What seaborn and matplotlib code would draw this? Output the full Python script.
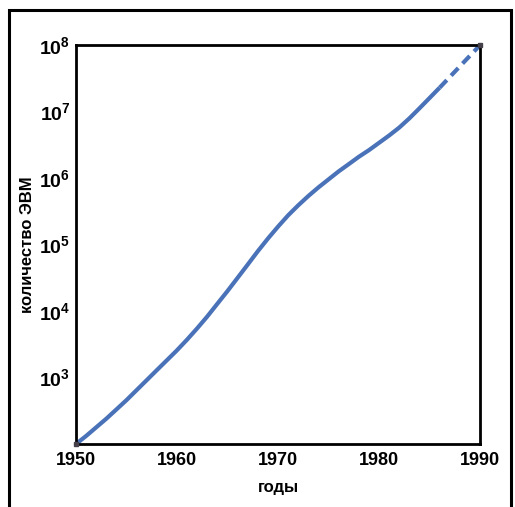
import matplotlib
matplotlib.use('Agg')
import matplotlib.pyplot as plt
import matplotlib.ticker as mticker
from matplotlib.patches import Rectangle
import seaborn as sns
import pandas as pd

# --- DATA (one point per year) ---
years_solid = list(range(1950, 1987))
count_solid = [100, 132, 178, 240, 331, 457, 646, 912, 1290, 1820,
               2570, 3720, 5500, 8300, 12900, 20000, 31600, 50000, 79400, 123000,
               186000, 275000, 389000, 537000, 724000, 955000, 1.26e6, 1.62e6, 2.09e6, 2.63e6,
               3.39e6, 4.37e6, 5.75e6, 7.9e6, 1.12e7, 1.6e7, 2.29e7]
# forecast part, drawn dashed
years_dashed = [1986, 1987, 1988, 1989, 1990]
count_dashed = [2.29e7, 3.31e7, 4.79e7, 6.92e7, 1e8]

x_ticks = [1950, 1960, 1970, 1980, 1990]
y_ticks = [1e3, 1e4, 1e5, 1e6, 1e7, 1e8]
y_tick_labels = ['$10^{3}$', '$10^{4}$', '$10^{5}$', '$10^{6}$', '$10^{7}$', '$10^{8}$']

LINE_COLOR = '#4a72b8'

sns.set_theme(style='white')
plt.rcParams['font.family'] = ['Liberation Sans', 'DejaVu Sans']
plt.rcParams['font.weight'] = 'bold'
plt.rcParams['mathtext.fontset'] = 'custom'
plt.rcParams['mathtext.rm'] = 'Liberation Sans:bold'
plt.rcParams['mathtext.it'] = 'Liberation Sans:bold'
plt.rcParams['mathtext.bf'] = 'Liberation Sans:bold'

df_solid = pd.DataFrame({'year': years_solid, 'count': count_solid})
df_dashed = pd.DataFrame({'year': years_dashed, 'count': count_dashed})

fig = plt.figure(figsize=(5.15, 5.07), dpi=100)
ax = fig.add_axes([0.1476, 0.1243, 0.7845, 0.7867])

sns.lineplot(data=df_solid, x='year', y='count', ax=ax, color=LINE_COLOR,
             linewidth=3, solid_capstyle='butt')
sns.lineplot(data=df_dashed, x='year', y='count', ax=ax, color=LINE_COLOR,
             linewidth=3, linestyle=(0, (2.5, 1.5)))

# dark blobs at the two ends of the curve, as in the print
ax.plot([years_solid[0], years_dashed[-1]], [count_solid[0], count_dashed[-1]],
        linestyle='none', marker='s', markersize=3.5, color='#45404a', clip_on=False, zorder=5)

ax.set_yscale('log')
ax.set_xlim(1950, 1990)
ax.set_ylim(1e2, 1e8)
ax.set_xticks(x_ticks)
ax.set_yticks(y_ticks)
ax.yaxis.set_minor_locator(mticker.NullLocator())
ax.set_yticklabels(y_tick_labels)

ax.tick_params(axis='both', direction='in', length=7, width=2, labelsize=13,
               colors='black', pad=6)
ax.tick_params(axis='y', pad=4, labelsize=14)
for lbl in ax.get_xticklabels() + ax.get_yticklabels():
    lbl.set_fontweight('bold')

for side, sp in ax.spines.items():
    sp.set_color('black')
    sp.set_linewidth(2)
    sp.set_visible(True)

ax.set_xlabel('годы', fontsize=12, fontweight='bold', color='black', labelpad=8)
ax.set_ylabel('количество ЭВМ', fontsize=12, fontweight='bold', color='black', labelpad=3)

# outer frame of the figure, bottom edge falls outside the image
fig.patches.append(Rectangle((0.017, -0.05), 0.975, 1.03, transform=fig.transFigure,
                             fill=False, edgecolor='black', linewidth=2.2))

fig.savefig('out.png', dpi=100)
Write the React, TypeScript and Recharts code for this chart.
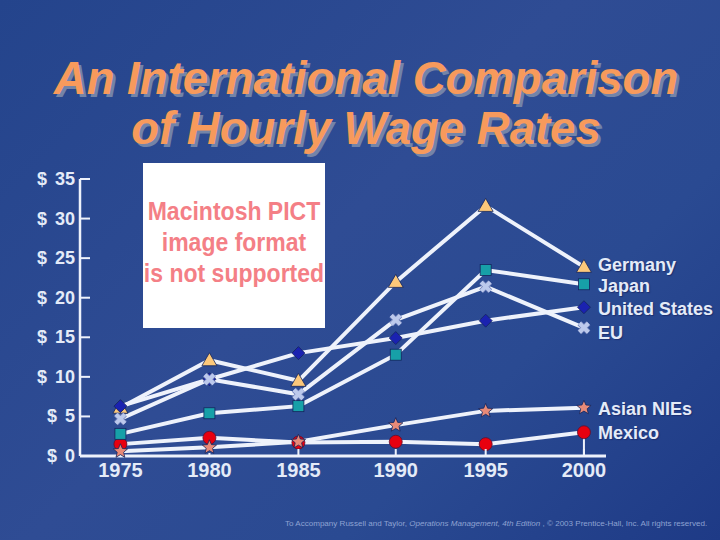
import { LineChart, Line, XAxis, YAxis, ReferenceLine } from "recharts";

const yearLabels = ["1975", "1980", "1985", "1990", "1995", "2000"];
// the ticks on the slide are not evenly spaced, these are the years as read along the axis
const yearPositions = [1975, 1979.8, 1984.6, 1989.85, 1994.7, 2000];
const dollarTicks = [0, 5, 10, 15, 20, 25, 30, 35];

const mexico = [1.5, 2.3, 1.7, 1.8, 1.5, 3.0];
const asianNies = [0.6, 1.1, 1.8, 3.9, 5.7, 6.1];
const germany = [6.1, 12.1, 9.5, 22.0, 31.6, 23.9];
const unitedStates = [6.3, 9.7, 13.0, 14.9, 17.1, 18.8];
const japan = [2.8, 5.4, 6.3, 12.8, 23.5, 21.7];
const eu = [4.7, 9.7, 7.8, 17.2, 21.4, 16.2];

const seriesList = [
  { key: "mexico", values: mexico, marker: "circle" },
  { key: "asianNies", values: asianNies, marker: "star" },
  { key: "germany", values: germany, marker: "triangle" },
  { key: "unitedStates", values: unitedStates, marker: "diamond" },
  { key: "japan", values: japan, marker: "square" },
  { key: "eu", values: eu, marker: "cross" },
];

const chartData = yearPositions.map((x, i) => {
  const row: Record<string, number> = { x };
  for (const s of seriesList) row[s.key] = s.values[i];
  return row;
});

const directLabels = [
  { text: "Germany", top: 265 },
  { text: "Japan", top: 286 },
  { text: "United States", top: 309 },
  { text: "EU", top: 333 },
  { text: "Asian NIEs", top: 409 },
  { text: "Mexico", top: 433 },
];

const placeholderLines = ["Macintosh PICT", "image format", "is not supported"];

const FONT = "'Liberation Sans', Arial, sans-serif";
const TEXT = "#e4ebf8";
const LINE = "#eef2fb";

function starPath(cx: number, cy: number, r: number) {
  let d = "";
  for (let i = 0; i < 10; i++) {
    const rad = i % 2 === 0 ? r : r * 0.45;
    const a = -Math.PI / 2 + (i * Math.PI) / 5;
    d += `${i === 0 ? "M" : "L"}${cx + rad * Math.cos(a)},${cy + rad * Math.sin(a)}`;
  }
  return d + "Z";
}

function Marker({ type, cx, cy }: { type: string; cx: number; cy: number }) {
  const edge = "#14245c";
  if (type === "circle") return <circle cx={cx} cy={cy} r={6.5} fill="#e8000f" stroke="#5a1030" strokeWidth={0.8} />;
  if (type === "star") return <path d={starPath(cx, cy, 7.5)} fill="#e88a78" stroke={edge} strokeWidth={0.8} />;
  if (type === "triangle")
    return <path d={`M${cx},${cy - 7.5}L${cx + 7.5},${cy + 5.5}L${cx - 7.5},${cy + 5.5}Z`} fill="#fcc87a" stroke={edge} strokeWidth={0.8} />;
  if (type === "diamond")
    return <path d={`M${cx},${cy - 6.5}L${cx + 6.5},${cy}L${cx},${cy + 6.5}L${cx - 6.5},${cy}Z`} fill="#1a22b0" stroke={edge} strokeWidth={0.8} />;
  if (type === "square")
    return <rect x={cx - 5.5} y={cy - 5.5} width={11} height={11} fill="#17a0a8" stroke={edge} strokeWidth={0.8} />;
  return (
    <g>
      <path d={`M${cx - 4.5},${cy - 4.5}L${cx + 4.5},${cy + 4.5}M${cx + 4.5},${cy - 4.5}L${cx - 4.5},${cy + 4.5}`} stroke="#6f7fb8" strokeWidth={5.5} />
      <path d={`M${cx - 4.5},${cy - 4.5}L${cx + 4.5},${cy + 4.5}M${cx + 4.5},${cy - 4.5}L${cx - 4.5},${cy + 4.5}`} stroke="#bcc9ec" strokeWidth={4} />
    </g>
  );
}

function DollarTick({ x, y, payload }: any) {
  return (
    <g>
      <line x1={x} x2={x + 10} y1={y} y2={y} stroke={LINE} strokeWidth={2} />
      <text x={x - 5} y={y + 6} textAnchor="end" fontFamily={FONT} fontWeight="bold" fontSize={18} wordSpacing={3} fill={TEXT} stroke="none">
        {`$ ${payload.value}`}
      </text>
    </g>
  );
}

function YearTick({ x, y, index }: any) {
  // markers hide most of the stub at the low end of the axis
  const stub = index === 0 ? 0 : index === 1 ? 3 : 7;
  return (
    <g>
      <line x1={x} x2={x} y1={y} y2={y - stub} stroke={LINE} strokeWidth={2} />
      <text x={x} y={y + 21} textAnchor="middle" fontFamily={FONT} fontWeight="bold" fontSize={20} fill={TEXT} stroke="none">
        {yearLabels[index]}
      </text>
    </g>
  );
}

export default function App() {
  const titleStyle: React.CSSProperties = {
    position: "absolute",
    left: 0,
    width: 732,
    textAlign: "center",
    fontFamily: FONT,
    fontWeight: "bold",
    fontStyle: "italic",
    fontSize: 45.5,
    lineHeight: "50px",
    color: "#f79a5c",
    textShadow: "3px 3px 0 #7384a8",
    whiteSpace: "nowrap",
  };
  return (
    <div
      style={{
        position: "absolute",
        left: 0,
        top: 0,
        width: 720,
        height: 540,
        overflow: "hidden",
        background: "linear-gradient(135deg, #24448c 0%, #2f4c94 45%, #2a4a92 70%, #1e3a86 100%)",
      }}
    >
      <div style={{ ...titleStyle, top: 54 }}>An International Comparison</div>
      <div style={{ ...titleStyle, top: 104 }}>of Hourly Wage Rates</div>

      <div
        style={{
          position: "absolute",
          left: 143,
          top: 163,
          width: 182,
          height: 165,
          background: "#fff",
          color: "#f47f86",
          fontFamily: FONT,
          fontWeight: "bold",
          fontSize: 26,
          lineHeight: "31px",
          textAlign: "center",
          paddingTop: 33,
          boxSizing: "border-box",
          whiteSpace: "nowrap",
        }}
      >
        {placeholderLines.map((t) => (
          <div key={t} style={{ marginLeft: -30, width: 242, transform: "scaleX(0.885)" }}>
            {t}
          </div>
        ))}
      </div>

      <div style={{ position: "absolute", left: 0, top: 0 }}>
        <LineChart width={720} height={540} data={chartData} margin={{ top: 179, right: 114, bottom: 0, left: 0 }}>
          <XAxis
            dataKey="x"
            type="number"
            domain={[1972.82, 2001.19]}
            ticks={yearPositions}
            interval={0}
            height={84}
            stroke={LINE}
            strokeWidth={3}
            tickLine={false}
            tickSize={0}
            tickMargin={0}
            tick={YearTick}
          />
          <YAxis
            type="number"
            domain={[0, 35]}
            ticks={dollarTicks}
            interval={0}
            width={80}
            stroke={LINE}
            strokeWidth={2.5}
            tickLine={false}
            tickSize={0}
            tickMargin={0}
            tick={DollarTick}
          />
          <ReferenceLine
            segment={[
              { x: 2000, y: 0 },
              { x: 2000, y: 3 },
            ]}
            stroke={LINE}
            strokeWidth={2}
          />
          {seriesList.map((s) => (
            <Line
              key={s.key}
              dataKey={s.key}
              type="linear"
              stroke={LINE}
              strokeWidth={4}
              dot={false}
              activeDot={false}
              isAnimationActive={false}
            />
          ))}
          {seriesList.map((s) => (
            <Line
              key={s.key + "-markers"}
              dataKey={s.key}
              type="linear"
              stroke="none"
              activeDot={false}
              isAnimationActive={false}
              dot={(p: any) => <Marker key={p.index} type={s.marker} cx={p.cx} cy={p.cy} />}
            />
          ))}
        </LineChart>
      </div>

      {directLabels.map((l) => (
        <div
          key={l.text}
          style={{
            position: "absolute",
            left: 598,
            top: l.top - 8,
            lineHeight: "16px",
            height: 16,
            fontFamily: FONT,
            fontWeight: "bold",
            fontSize: 18,
            color: TEXT,
            textShadow: "1px 1px 1px #1c2f70",
            whiteSpace: "nowrap",
          }}
        >
          {l.text}
        </div>
      ))}

      <div
        style={{
          position: "absolute",
          left: 285,
          top: 519,
          fontFamily: FONT,
          fontSize: 8.05,
          color: "#8ea2d2",
          whiteSpace: "nowrap",
        }}
      >
        To Accompany Russell and Taylor, <i>Operations Management, 4th Edition</i> , © 2003 Prentice-Hall, Inc. All rights reserved.
      </div>
    </div>
  );
}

Work to complete:
From the first line of the entries above down to the line holding "LINE_COLOR = '#4a72b8'", quote each line exactly and nothing else, skipping pictures.

Response to this exercise:
What seaborn and matplotlib code would draw this? Output the full Python script.
import matplotlib
matplotlib.use('Agg')
import matplotlib.pyplot as plt
import matplotlib.ticker as mticker
from matplotlib.patches import Rectangle
import seaborn as sns
import pandas as pd

# --- DATA (one point per year) ---
years_solid = list(range(1950, 1987))
count_solid = [100, 132, 178, 240, 331, 457, 646, 912, 1290, 1820,
               2570, 3720, 5500, 8300, 12900, 20000, 31600, 50000, 79400, 123000,
               186000, 275000, 389000, 537000, 724000, 955000, 1.26e6, 1.62e6, 2.09e6, 2.63e6,
               3.39e6, 4.37e6, 5.75e6, 7.9e6, 1.12e7, 1.6e7, 2.29e7]
# forecast part, drawn dashed
years_dashed = [1986, 1987, 1988, 1989, 1990]
count_dashed = [2.29e7, 3.31e7, 4.79e7, 6.92e7, 1e8]

x_ticks = [1950, 1960, 1970, 1980, 1990]
y_ticks = [1e3, 1e4, 1e5, 1e6, 1e7, 1e8]
y_tick_labels = ['$10^{3}$', '$10^{4}$', '$10^{5}$', '$10^{6}$', '$10^{7}$', '$10^{8}$']

LINE_COLOR = '#4a72b8'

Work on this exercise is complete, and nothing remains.